• **Directions for this task**: Omitting the pictures, copy exactly each line from the one containing "Rebuild this diagram" up to and including the one containing "filha mais próxima".

-- start of Records to process --

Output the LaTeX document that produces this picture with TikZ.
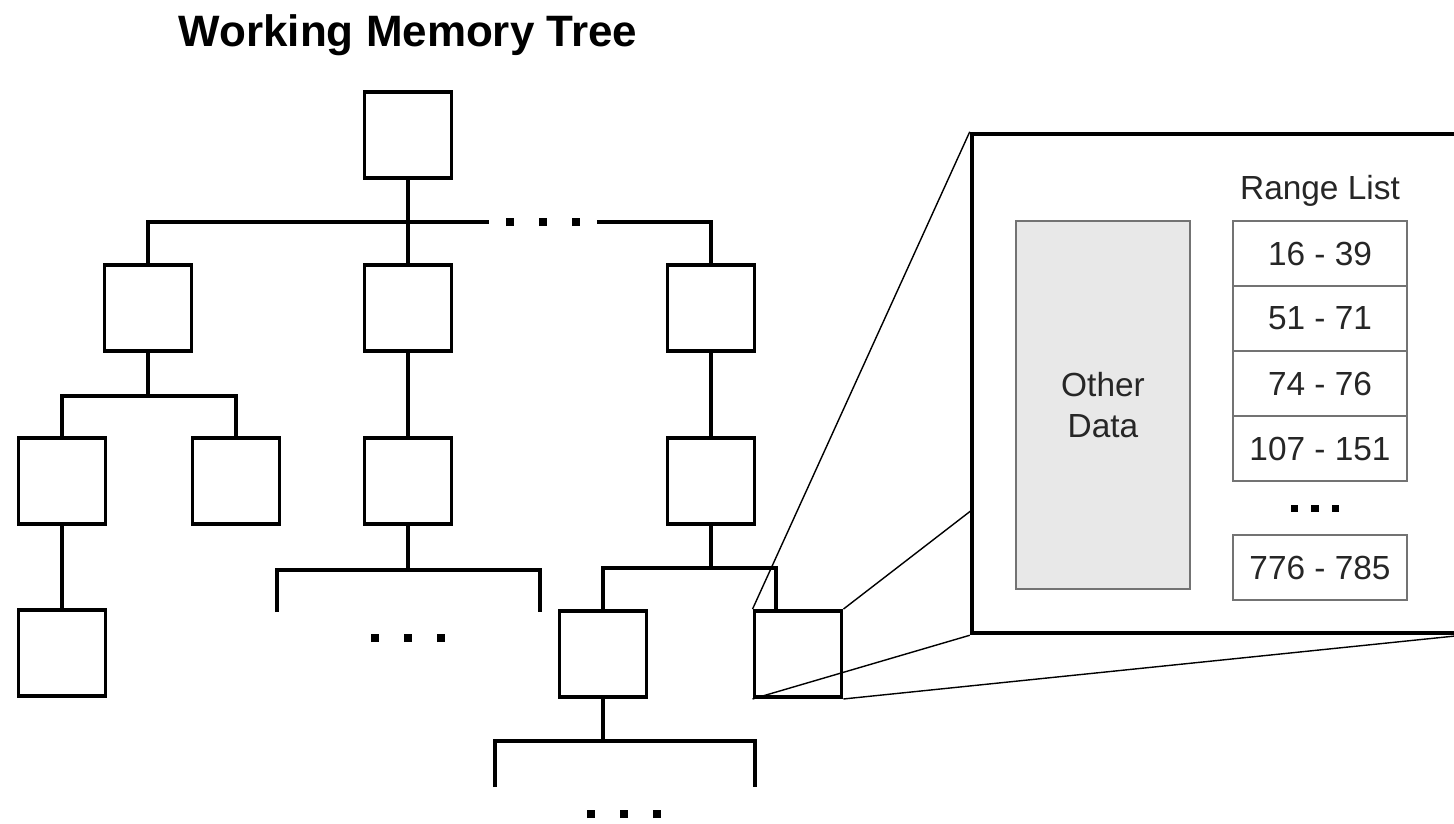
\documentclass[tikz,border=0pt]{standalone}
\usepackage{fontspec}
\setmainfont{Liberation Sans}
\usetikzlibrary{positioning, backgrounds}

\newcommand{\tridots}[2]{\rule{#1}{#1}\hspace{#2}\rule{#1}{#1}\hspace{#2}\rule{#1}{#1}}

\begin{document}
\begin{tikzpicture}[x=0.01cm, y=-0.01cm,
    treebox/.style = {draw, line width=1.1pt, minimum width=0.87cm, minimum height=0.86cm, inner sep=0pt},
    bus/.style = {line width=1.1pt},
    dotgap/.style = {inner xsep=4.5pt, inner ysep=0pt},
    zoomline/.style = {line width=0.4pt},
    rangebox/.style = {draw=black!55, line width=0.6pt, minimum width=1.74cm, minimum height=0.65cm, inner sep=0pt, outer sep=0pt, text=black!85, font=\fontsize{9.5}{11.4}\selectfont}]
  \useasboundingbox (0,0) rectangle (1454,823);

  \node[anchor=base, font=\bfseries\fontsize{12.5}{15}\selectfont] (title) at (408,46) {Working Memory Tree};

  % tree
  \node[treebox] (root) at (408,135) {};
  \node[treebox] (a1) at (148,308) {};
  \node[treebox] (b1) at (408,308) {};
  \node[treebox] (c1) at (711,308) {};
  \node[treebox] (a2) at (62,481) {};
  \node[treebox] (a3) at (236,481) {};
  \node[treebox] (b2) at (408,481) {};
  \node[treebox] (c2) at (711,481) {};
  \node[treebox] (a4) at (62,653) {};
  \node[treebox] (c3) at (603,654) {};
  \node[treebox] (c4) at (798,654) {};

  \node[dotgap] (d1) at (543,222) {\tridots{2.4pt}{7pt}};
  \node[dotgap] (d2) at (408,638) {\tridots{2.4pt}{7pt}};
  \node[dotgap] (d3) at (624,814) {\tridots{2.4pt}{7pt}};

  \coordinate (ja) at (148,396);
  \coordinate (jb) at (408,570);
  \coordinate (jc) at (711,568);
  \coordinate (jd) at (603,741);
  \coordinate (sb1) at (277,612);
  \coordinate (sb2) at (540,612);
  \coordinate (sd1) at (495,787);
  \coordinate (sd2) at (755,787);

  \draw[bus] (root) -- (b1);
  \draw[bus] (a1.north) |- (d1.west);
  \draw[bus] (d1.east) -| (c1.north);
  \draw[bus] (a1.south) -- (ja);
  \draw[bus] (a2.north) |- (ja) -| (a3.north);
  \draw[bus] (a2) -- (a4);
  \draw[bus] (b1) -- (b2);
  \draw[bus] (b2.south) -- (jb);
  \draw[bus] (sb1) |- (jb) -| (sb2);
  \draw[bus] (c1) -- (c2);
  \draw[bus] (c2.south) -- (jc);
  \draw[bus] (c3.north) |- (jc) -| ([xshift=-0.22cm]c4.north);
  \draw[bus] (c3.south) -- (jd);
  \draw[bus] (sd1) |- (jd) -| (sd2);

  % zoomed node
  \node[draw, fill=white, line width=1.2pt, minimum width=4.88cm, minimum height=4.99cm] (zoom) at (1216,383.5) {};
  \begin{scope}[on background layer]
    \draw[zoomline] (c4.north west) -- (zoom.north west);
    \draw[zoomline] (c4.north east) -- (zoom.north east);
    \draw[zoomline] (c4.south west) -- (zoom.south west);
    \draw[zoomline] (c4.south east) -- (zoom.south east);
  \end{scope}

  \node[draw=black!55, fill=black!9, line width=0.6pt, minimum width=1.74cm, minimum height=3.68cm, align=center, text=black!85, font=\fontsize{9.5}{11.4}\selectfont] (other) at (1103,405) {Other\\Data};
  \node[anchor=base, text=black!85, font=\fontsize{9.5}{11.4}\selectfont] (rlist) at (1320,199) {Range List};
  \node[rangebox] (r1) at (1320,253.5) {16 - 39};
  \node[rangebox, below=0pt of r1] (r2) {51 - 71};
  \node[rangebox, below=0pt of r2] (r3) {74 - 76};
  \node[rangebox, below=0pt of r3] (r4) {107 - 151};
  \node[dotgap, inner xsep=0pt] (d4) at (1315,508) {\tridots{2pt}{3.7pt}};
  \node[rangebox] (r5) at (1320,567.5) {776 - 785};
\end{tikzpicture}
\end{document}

-- end of Records to process --
-- start of Records to process --

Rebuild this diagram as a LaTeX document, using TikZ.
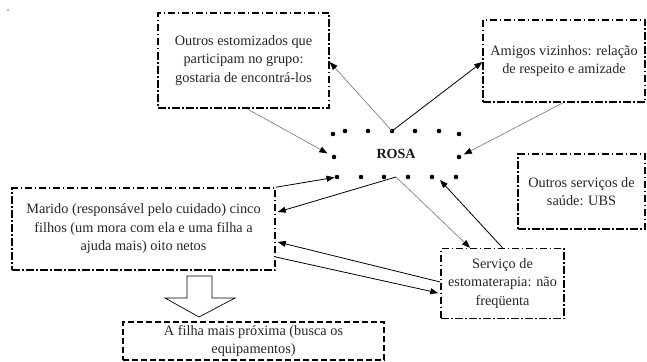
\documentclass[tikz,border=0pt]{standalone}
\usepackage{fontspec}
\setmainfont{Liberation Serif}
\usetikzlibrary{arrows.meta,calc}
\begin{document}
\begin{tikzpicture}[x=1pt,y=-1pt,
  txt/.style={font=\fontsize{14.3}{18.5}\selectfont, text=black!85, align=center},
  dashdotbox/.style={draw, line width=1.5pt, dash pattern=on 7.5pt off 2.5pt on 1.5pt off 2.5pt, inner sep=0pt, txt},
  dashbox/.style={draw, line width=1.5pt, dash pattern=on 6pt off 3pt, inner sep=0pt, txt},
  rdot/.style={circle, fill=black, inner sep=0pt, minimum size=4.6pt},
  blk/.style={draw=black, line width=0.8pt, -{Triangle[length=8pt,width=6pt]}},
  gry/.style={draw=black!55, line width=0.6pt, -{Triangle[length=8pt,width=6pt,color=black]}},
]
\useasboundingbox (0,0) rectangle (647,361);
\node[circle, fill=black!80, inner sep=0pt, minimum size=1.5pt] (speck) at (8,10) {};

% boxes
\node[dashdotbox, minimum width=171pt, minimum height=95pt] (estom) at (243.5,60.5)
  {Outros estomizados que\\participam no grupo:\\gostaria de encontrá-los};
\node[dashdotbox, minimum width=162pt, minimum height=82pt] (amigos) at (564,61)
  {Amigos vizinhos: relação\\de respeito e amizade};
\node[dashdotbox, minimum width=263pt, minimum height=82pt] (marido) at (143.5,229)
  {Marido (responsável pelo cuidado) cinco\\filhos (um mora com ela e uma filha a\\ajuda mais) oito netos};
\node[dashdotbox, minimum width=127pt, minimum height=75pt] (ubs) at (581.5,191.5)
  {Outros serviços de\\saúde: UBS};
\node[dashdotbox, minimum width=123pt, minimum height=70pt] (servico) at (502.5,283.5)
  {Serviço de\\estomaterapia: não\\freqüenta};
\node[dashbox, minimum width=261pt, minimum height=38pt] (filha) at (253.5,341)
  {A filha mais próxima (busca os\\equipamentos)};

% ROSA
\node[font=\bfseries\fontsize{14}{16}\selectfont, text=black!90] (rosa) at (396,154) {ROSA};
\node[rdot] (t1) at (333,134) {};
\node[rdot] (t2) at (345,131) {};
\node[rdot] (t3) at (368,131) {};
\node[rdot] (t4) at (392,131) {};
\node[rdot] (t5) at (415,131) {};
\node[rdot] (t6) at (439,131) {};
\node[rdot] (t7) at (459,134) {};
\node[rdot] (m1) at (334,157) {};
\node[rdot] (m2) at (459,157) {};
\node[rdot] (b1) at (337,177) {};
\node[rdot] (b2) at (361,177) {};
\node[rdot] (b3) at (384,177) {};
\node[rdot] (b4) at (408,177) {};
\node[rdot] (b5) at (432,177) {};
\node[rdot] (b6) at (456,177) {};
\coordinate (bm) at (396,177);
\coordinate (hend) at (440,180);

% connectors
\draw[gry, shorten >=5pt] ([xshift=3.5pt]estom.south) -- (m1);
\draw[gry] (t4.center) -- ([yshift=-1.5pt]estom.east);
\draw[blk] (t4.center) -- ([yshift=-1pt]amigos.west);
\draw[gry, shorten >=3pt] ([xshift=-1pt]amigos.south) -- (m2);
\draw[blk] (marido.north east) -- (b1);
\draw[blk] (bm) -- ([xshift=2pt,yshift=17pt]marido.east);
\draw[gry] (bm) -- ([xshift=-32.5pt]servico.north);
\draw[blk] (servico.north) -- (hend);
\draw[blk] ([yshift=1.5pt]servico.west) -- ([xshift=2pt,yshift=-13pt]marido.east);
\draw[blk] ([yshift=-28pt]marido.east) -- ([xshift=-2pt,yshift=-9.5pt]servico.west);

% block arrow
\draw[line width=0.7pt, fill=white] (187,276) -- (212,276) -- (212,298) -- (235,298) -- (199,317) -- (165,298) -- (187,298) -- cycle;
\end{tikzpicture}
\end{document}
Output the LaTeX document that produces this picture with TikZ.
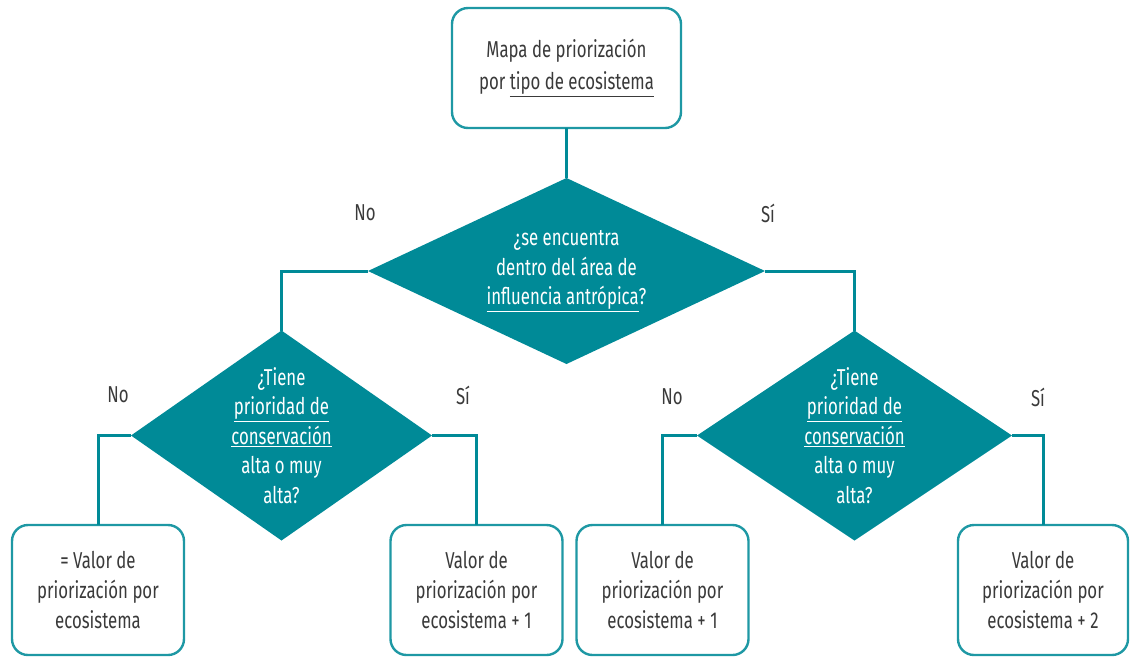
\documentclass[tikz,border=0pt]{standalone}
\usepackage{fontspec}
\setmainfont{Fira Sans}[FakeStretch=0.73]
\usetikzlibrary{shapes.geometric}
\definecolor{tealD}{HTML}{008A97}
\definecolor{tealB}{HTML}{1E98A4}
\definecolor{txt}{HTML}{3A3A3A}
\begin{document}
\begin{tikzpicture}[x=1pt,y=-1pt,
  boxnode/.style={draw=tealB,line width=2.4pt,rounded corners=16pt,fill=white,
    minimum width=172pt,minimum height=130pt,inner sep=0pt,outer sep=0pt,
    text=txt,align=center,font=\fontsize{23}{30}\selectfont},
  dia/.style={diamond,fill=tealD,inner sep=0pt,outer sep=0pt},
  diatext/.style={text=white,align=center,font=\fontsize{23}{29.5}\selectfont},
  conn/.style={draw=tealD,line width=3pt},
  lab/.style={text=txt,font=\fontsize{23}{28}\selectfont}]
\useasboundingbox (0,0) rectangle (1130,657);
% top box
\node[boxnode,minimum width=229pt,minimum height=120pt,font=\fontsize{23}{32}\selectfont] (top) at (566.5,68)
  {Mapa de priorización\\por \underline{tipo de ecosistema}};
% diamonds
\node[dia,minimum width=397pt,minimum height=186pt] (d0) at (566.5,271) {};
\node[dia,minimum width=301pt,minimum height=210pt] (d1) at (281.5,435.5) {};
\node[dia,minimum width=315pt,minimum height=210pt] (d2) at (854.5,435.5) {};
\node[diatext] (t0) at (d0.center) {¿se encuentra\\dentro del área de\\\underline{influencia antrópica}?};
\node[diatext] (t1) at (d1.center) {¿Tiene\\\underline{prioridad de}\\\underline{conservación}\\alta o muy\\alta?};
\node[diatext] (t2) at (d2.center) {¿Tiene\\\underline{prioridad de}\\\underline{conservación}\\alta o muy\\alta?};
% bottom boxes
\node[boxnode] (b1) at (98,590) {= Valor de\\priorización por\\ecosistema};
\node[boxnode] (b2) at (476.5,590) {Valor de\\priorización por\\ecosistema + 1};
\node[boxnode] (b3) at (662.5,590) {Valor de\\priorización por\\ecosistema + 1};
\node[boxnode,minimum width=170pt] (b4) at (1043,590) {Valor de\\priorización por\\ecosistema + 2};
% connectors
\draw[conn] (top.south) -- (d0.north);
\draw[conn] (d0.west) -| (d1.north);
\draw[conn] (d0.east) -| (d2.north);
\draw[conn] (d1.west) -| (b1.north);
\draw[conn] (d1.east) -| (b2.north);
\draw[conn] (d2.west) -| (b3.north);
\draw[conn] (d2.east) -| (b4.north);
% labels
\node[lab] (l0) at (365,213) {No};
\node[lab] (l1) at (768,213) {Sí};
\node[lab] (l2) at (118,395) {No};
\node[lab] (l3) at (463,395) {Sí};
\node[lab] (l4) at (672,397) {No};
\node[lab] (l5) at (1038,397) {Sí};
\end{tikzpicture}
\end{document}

-- end of Records to process --

• **Exercise output**:
Rebuild this diagram as a LaTeX document, using TikZ.
\documentclass[tikz,border=0pt]{standalone}
\usepackage{fontspec}
\setmainfont{Liberation Serif}
\usetikzlibrary{arrows.meta,calc}
\begin{document}
\begin{tikzpicture}[x=1pt,y=-1pt,
  txt/.style={font=\fontsize{14.3}{18.5}\selectfont, text=black!85, align=center},
  dashdotbox/.style={draw, line width=1.5pt, dash pattern=on 7.5pt off 2.5pt on 1.5pt off 2.5pt, inner sep=0pt, txt},
  dashbox/.style={draw, line width=1.5pt, dash pattern=on 6pt off 3pt, inner sep=0pt, txt},
  rdot/.style={circle, fill=black, inner sep=0pt, minimum size=4.6pt},
  blk/.style={draw=black, line width=0.8pt, -{Triangle[length=8pt,width=6pt]}},
  gry/.style={draw=black!55, line width=0.6pt, -{Triangle[length=8pt,width=6pt,color=black]}},
]
\useasboundingbox (0,0) rectangle (647,361);
\node[circle, fill=black!80, inner sep=0pt, minimum size=1.5pt] (speck) at (8,10) {};

% boxes
\node[dashdotbox, minimum width=171pt, minimum height=95pt] (estom) at (243.5,60.5)
  {Outros estomizados que\\participam no grupo:\\gostaria de encontrá-los};
\node[dashdotbox, minimum width=162pt, minimum height=82pt] (amigos) at (564,61)
  {Amigos vizinhos: relação\\de respeito e amizade};
\node[dashdotbox, minimum width=263pt, minimum height=82pt] (marido) at (143.5,229)
  {Marido (responsável pelo cuidado) cinco\\filhos (um mora com ela e uma filha a\\ajuda mais) oito netos};
\node[dashdotbox, minimum width=127pt, minimum height=75pt] (ubs) at (581.5,191.5)
  {Outros serviços de\\saúde: UBS};
\node[dashdotbox, minimum width=123pt, minimum height=70pt] (servico) at (502.5,283.5)
  {Serviço de\\estomaterapia: não\\freqüenta};
\node[dashbox, minimum width=261pt, minimum height=38pt] (filha) at (253.5,341)
  {A filha mais próxima (busca os\\equipamentos)};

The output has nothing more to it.